24/7 Wall St. has reviewed the history of American brands. We have examined how well they were known to the public during their most successful years – which may include today – as well as the size of their businesses over time. Many of the brands on this list, like Standard Oil, represented a large part of U.S. GDP early in the company’s history. Others, like Ford, have been among the largest U.S. companies for over 100 years.
Another aspect of the brands that 24/7 Wall St considered for this list is how long it has been in use and how long it has been widely known. Sears began as a catalog business in the 1880s and is still a well-known brand. Marlboro was first manufactured in 1902 and is one of the most valuable brands in the world.
In looking at the list, what is surprising is the number of companies that started out in one business and ended up in another, shown by Sears transition from catalogs to retail outlets and Marlboro’s transition from being a brand targeted at women, to being the most hyper-masculine of all brands.

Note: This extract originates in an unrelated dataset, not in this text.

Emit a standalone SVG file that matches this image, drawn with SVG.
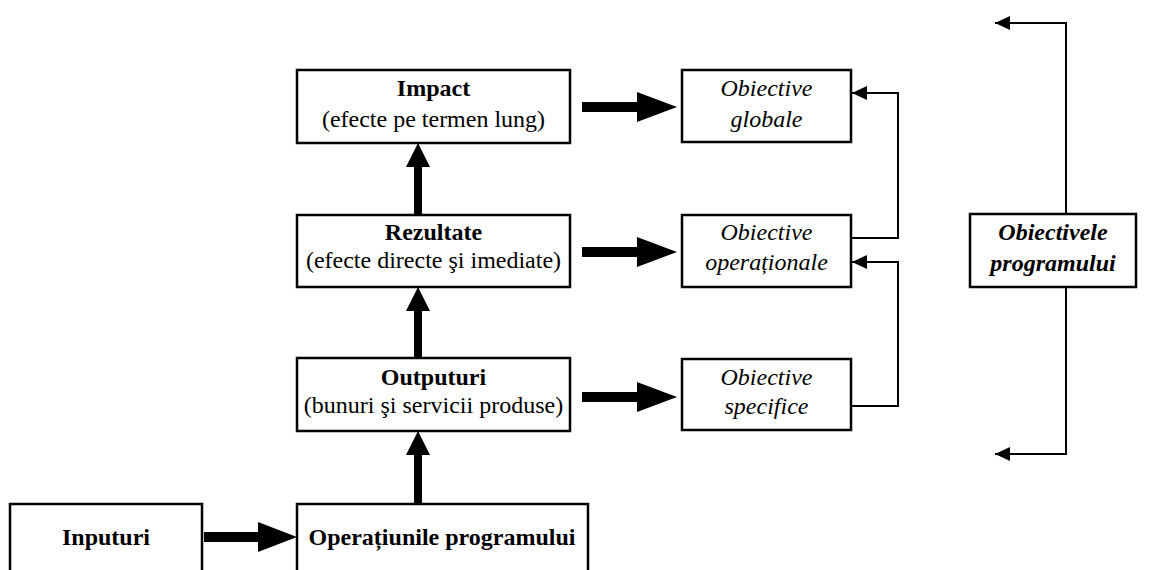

What is even more surprising, however, is the number of companies that started out in a business in which they almost immediately became dominant and in which they still remain dominant today. AT&T and JPMorgan are prime examples of this event.

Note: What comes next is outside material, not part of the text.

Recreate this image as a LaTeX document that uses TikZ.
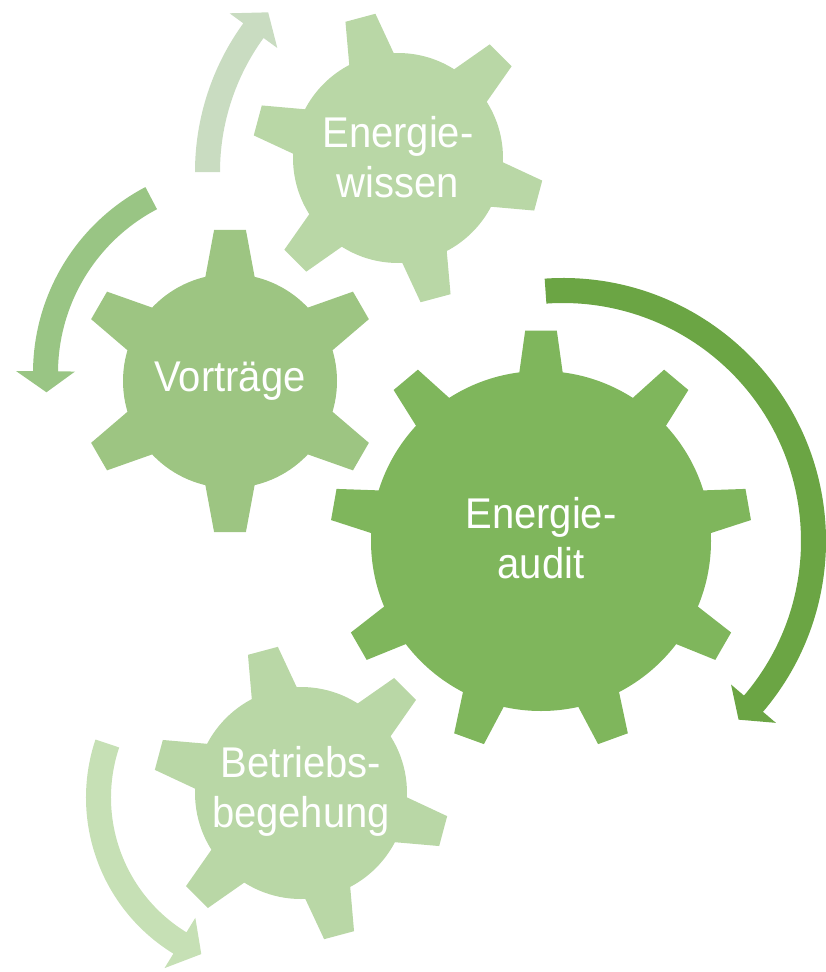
\documentclass[tikz,border=0pt]{standalone}
\usepackage{fontspec}
\setmainfont{Liberation Sans}[FakeStretch=0.93]
\usetikzlibrary{positioning}

\definecolor{gearlight}{HTML}{B9D7A6}
\definecolor{gearmid}{HTML}{9DC582}
\definecolor{geardark}{HTML}{7FB65C}
\definecolor{arrowdark}{HTML}{6BA544}
\definecolor{arrowmid}{HTML}{99C584}
\definecolor{arrowpale}{HTML}{C9DCC1}
\definecolor{arrowlight}{HTML}{C6E0B5}

% gear: centre, body r, tip r, first tooth, step, last index, base half angle, tip half angle, colour
\newcommand{\gearwheel}[9]{%
  \begin{scope}[shift={#1}]
    \fill[#9] (0,0) circle (#2);
    \foreach \k in {0,...,#6}
      \fill[#9] ({#4+#5*\k-#7}:{#2-4}) -- ({#4+#5*\k-#8}:#3)
        -- ({#4+#5*\k+#8}:#3) -- ({#4+#5*\k+#7}:{#2-4}) -- cycle;
  \end{scope}}

% ring arrow: centre, inner r, outer r, tail angle, head angle, tip angle, colour
\newcommand{\ringarrow}[7]{%
  \begin{scope}[shift={#1}]
    \fill[#7] (#4:#3) arc[start angle=#4, end angle=#5, radius=#3]
      -- (#5:{#3+17}) -- (#6:{(#2+#3)/2}) -- (#5:{#2-17}) -- (#5:#2)
      arc[start angle=#5, end angle=#4, radius=#2] -- cycle;
  \end{scope}}

\begin{document}
\begin{tikzpicture}[
    x=1pt, y=1pt,
    gearlabel/.style={text=white, align=center, inner sep=0pt, font=\fontsize{43}{50}\selectfont},
]
    \useasboundingbox (0,0) rectangle (825,-972);

    % arrows
    \ringarrow{(448,-172)}{228}{253}{180}{144}{138.4}{arrowpale}
    \ringarrow{(243,-373)}{185}{210}{117.7}{179.5}{185.6}{arrowmid}
    \ringarrow{(563,-541)}{238}{263}{94}{-40.5}{-45.5}{arrowdark}
    \ringarrow{(269,-797.6)}{158}{183}{161.5}{238.5}{246.6}{arrowlight}

    % gears
    \gearwheel{(398,-158)}{105}{146}{105}{60}{5}{13.6}{6.1}{gearlight}
    \gearwheel{(230,-381)}{107}{152}{90}{60}{5}{14.3}{6.0}{gearmid}
    \gearwheel{(541,-541)}{170}{211}{90}{40}{8}{7.7}{4.3}{geardark}
    \gearwheel{(301,-793)}{106}{148}{105}{60}{5}{13.6}{6.0}{gearlight}

    % labels
    \node[gearlabel] (wissen) at (398,-157) {Energie-\\wissen};
    \node[gearlabel] (vortraege) at (230,-381) {Vorträge};
    \node[gearlabel] (audit) at (541,-538) {Energie-\\audit};
    \node[gearlabel] (betrieb) at (301,-791) {Betriebs-\\begehung};

\end{tikzpicture}
\end{document}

What emerges from the analysis is a list of brands, many of which were important a century ago and all of which have remained dominant during their long reign at the top. Coca-Cola, Marlboro, and Ford all appear regularly in top global brands lists. So do newer brands which have not been dominant for decades. Although Apple, Toyota and Google may be premiere brands today, it is to be seen whether they will stand the test of time.
1. Standard Oil
Standard Oil was the largest crude oil exploration and production company in the world in the second half of the 19th and early part of the 20th Centuries. The firm was founded in 1870 by John D. Rockefeller. According to Forbes, his net worth was 1.5% of the American economy, making him the richest man in American history. Standard Oil was a trust that controlled oil drilling, refining, and shipping across a large number of states, particularly in the east. A decision in 1911 rendered by The Supreme Court and largely based on the Sherman Antitrust Act forced Standard Oil to be broken into 34 companies. Many of these, including the Standard Oil Company of New Jersey, survived as huge corporations and brands for decades. The New Jersey branch served as a foundation for the company that eventually became Exxon.